Congress has authorized more than $3.6 trillion of relief spending for individuals, businesses, and state governments. About half has been spent as of the beginning of June.
Much of the aid to date served as a floor for the economy to rest on while “non-essential” functions closed or operated at reduced capacity. The new aid and assistance available through existing programs, such as unemployment insurance, serve as temporary measures to allow public health officials to control the coronavirus pandemic.
The economic recovery will ultimately be dictated by our ability and willingness to return to work, which necessitates an appropriately scaled reopening and public cooperation with health measures. The trillions in pandemic spending have direct and immediate benefits to the recipients, but federal aid cannot keep a shuttered economy on life support forever. The spending will ultimately distort incentives, which could be costly during the recovery.
To keep people connected to their employers and businesses afloat, Congress created several new programs, including the popular Paycheck Protection Program, a loan program for small businesses to keep their payrolls up. However, workers face different incentives. Under Congress’s expanded unemployment benefits, through the end of July it’s more profitable not to work than to work for as many as 3 in 4 workers.
The economic recovery will ultimately be dictated by our ability and willingness to return to work.
If extended, the additional $600 weekly unemployment benefit could create a more sluggish labor market, deepening the recession and delaying the recovery by slowing workers return to employment. Businesses receiving loans and other government subsidies, such as direct grants to the airline industry and other loans to businesses, will face new government restrictions and public pressure against changing employment levels or other decisions necessary to retool for the post-crisis economy.
Following state reopenings, employment bounced back faster than most economists thought possible. In May and June, U.S. businesses brought back 7.3 million jobs, making up about a quarter of lost employment.

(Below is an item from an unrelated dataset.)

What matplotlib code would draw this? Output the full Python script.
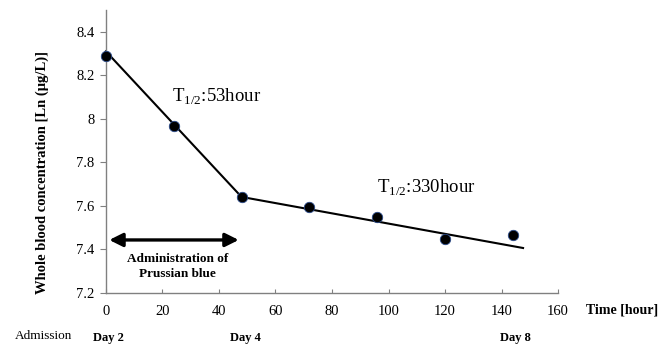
import matplotlib
matplotlib.use("Agg")
import matplotlib.pyplot as plt

hours = [0, 24, 48, 72, 96, 120, 144]
conc = [8.287, 7.968, 7.64, 7.595, 7.548, 7.445, 7.465]
fit1_x = [0, 48]
fit1_y = [8.31, 7.64]
fit2_x = [48, 147.6]
fit2_y = [7.64, 7.405]
xticks = [0, 20, 40, 60, 80, 100, 120, 140, 160]
yticks = [7.2, 7.4, 7.6, 7.8, 8.0, 8.2, 8.4]
ytick_labels = ["7.2", "7.4", "7.6", "7.8", "8", "8.2", "8.4"]
day_labels = ["Day 2", "Day 4", "Day 8"]
day_hours = [0, 48.5, 144]

serif = ["Liberation Serif", "DejaVu Serif"]
plt.rcParams['font.family'] = serif
plt.rcParams['mathtext.fontset'] = 'custom'
plt.rcParams['mathtext.rm'] = 'Liberation Serif'

fig = plt.figure(figsize=(6.7, 3.45), dpi=100)
ax = fig.add_axes([0.158, 0.152, 0.675, 0.819])
ax.set_xlim(0, 160)
ax.set_ylim(7.2, 8.5)
ax.spines['top'].set_visible(False)
ax.spines['right'].set_visible(False)
for s in ('left', 'bottom'):
    ax.spines[s].set_color('#808080')
    ax.spines[s].set_linewidth(1.0)
ax.set_xticks(xticks)
ax.set_xticklabels([str(v) for v in xticks], fontsize=10.5)
ax.set_yticks(yticks)
ax.set_yticklabels(ytick_labels, fontsize=10.5)
ax.tick_params(axis='x', direction='in', length=3, color='#808080', pad=9)
ax.tick_params(axis='y', direction='out', length=4, color='#808080', pad=4)

ax.plot(fit1_x, fit1_y, color='black', lw=1.5, clip_on=False)
ax.plot(fit2_x, fit2_y, color='black', lw=1.5, clip_on=False)
ax.plot(hours, conc, 'o', color='black', markersize=7.5, markeredgecolor='#2a4a8a',
        markeredgewidth=0.6, clip_on=False, zorder=5)

ax.annotate('', xy=(1.2, 7.442), xytext=(47, 7.442),
            arrowprops=dict(arrowstyle='<|-|>', color='black', lw=2.4,
                            mutation_scale=20, shrinkA=0, shrinkB=0))
ax.text(25.5, 7.318, "Administration of\nPrussian blue", ha='center', va='center',
        fontsize=9.5, fontweight='bold', linespacing=1.35)

ax.text(23.4, 8.102, r"T$_{\mathregular{1/2}}$:53hour", fontsize=13.5, va='center', ha='left')
ax.text(96, 7.682, r"T$_{\mathregular{1/2}}$:330hour", fontsize=13.5, va='center', ha='left')

fig.text(0.063, 0.50, "Whole blood concentration [Ln (\u03bcg/L)]", fontsize=10.5,
         fontweight='bold', rotation=90, ha='center', va='center')

fig.text(586 / 670, 1 - 310 / 345, "Time [hour]", fontsize=10, fontweight='bold',
         ha='left', va='center')
fig.text(15 / 670, 1 - 336 / 345, "Admission", fontsize=9.5, ha='left', va='center')
for lbl, h in zip(day_labels, day_hours):
    ax.annotate(lbl, xy=(h, 0), xycoords=('data', 'axes fraction'), xytext=(1.5, -32.5),
                textcoords='offset points', fontsize=9, fontweight='bold',
                ha='center', va='center')

fig.savefig("out.png", dpi=100)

Amid continued public health uncertainties, it may be necessary for Congress to provide more gradual off-ramps to new and expanded programs, like unemployment, but safely reopening commercial society must continue to be the focus.
As the economy transitions from the safety net that allowed states to shutter large swaths of their economies, many will call for new policies designed to restart ailing industries and jumpstart employment. Past attempts at economic stimulus show that governments can’t spend their way into economic recovery.
Stimulus spending is more than just a waste of taxpayer dollars; stimulus destroys jobs and shrinks private sector growth. The 2009 stimulus channeled over $500 million to Solyndra, only to have the solar manufacturer go bankrupt. Smaller projects, like a Nevada biomass electricity plant, shut its doors after federal funding stopped, and the “cash for clunkers” program, to subsidized new vehicle purchases, simply changed when people bought cars, not how many they purchased.
The Great Recession policies demonstrated the inability of government spending programs to boost private activity or increase total output. The private sector, not Washington, must lead the economic recovery.
Spending authorized by Congress to date is projected to increase debt-to-GDP levels above 100 percent by the end of 2020. Higher levels of public spending and debt can crowd out private investment directly, and if spending isn’t quickly brought under control, it means tax increases on every American are around the corner.
Past attempts at economic stimulus show that governments can’t spend their way into economic recovery.
The House of Representatives passed an additional $3.4 trillion stimulus bill in May and another $1.5 trillion infrastructure bill at the end of June. If passed into law, these “stimulus” bills would have the lasting legacy of larger debts, higher taxes, and slower economic recovery.
The trade-off of government spending is, at its core, a choice between private activity and government activity. In the depths of the government-imposed shutdowns, federal programs largely shifted private payrolls to government. Continuing or expanding these programs as part of the economic reopening will not create additional growth, but depress it instead.
If Congress determines more aid for individuals is necessary, it should be targeted to those who need it most. Some 142 million Americans are fortunate enough to have jobs still. A temporary partial federal match to unemployment benefits after the $600 bonus benefits expire on July 31st would be much better targeted than sending checks to every American or cutting payroll taxes for individuals who still have jobs.
Similarly, if Congress is going to extend additional aid to businesses, lawmakers should do it through existing programs, targeting the aid to those businesses hit hardest by closure orders and simplifying program rules for those who do need the help.
Federal spending, even if well designed, will never be an adequate substitute for private-sector commerce. Temporary, targeted programs that provide timely aid to those in need helped soften the most painful consequences of the coronavirus shutdown.
Recent employment rebounds show the possibility of a quicker recovery amid loosening economic restrictions and the willingness of Americans to return to work, restaurants, and stores. Safely returning to commercial and community life is the surest way to ensure a healthy recovery.
Adam N. Michel is a senior policy analyst in The Heritage Foundation’s Roe Institute of Economic Policy Studies.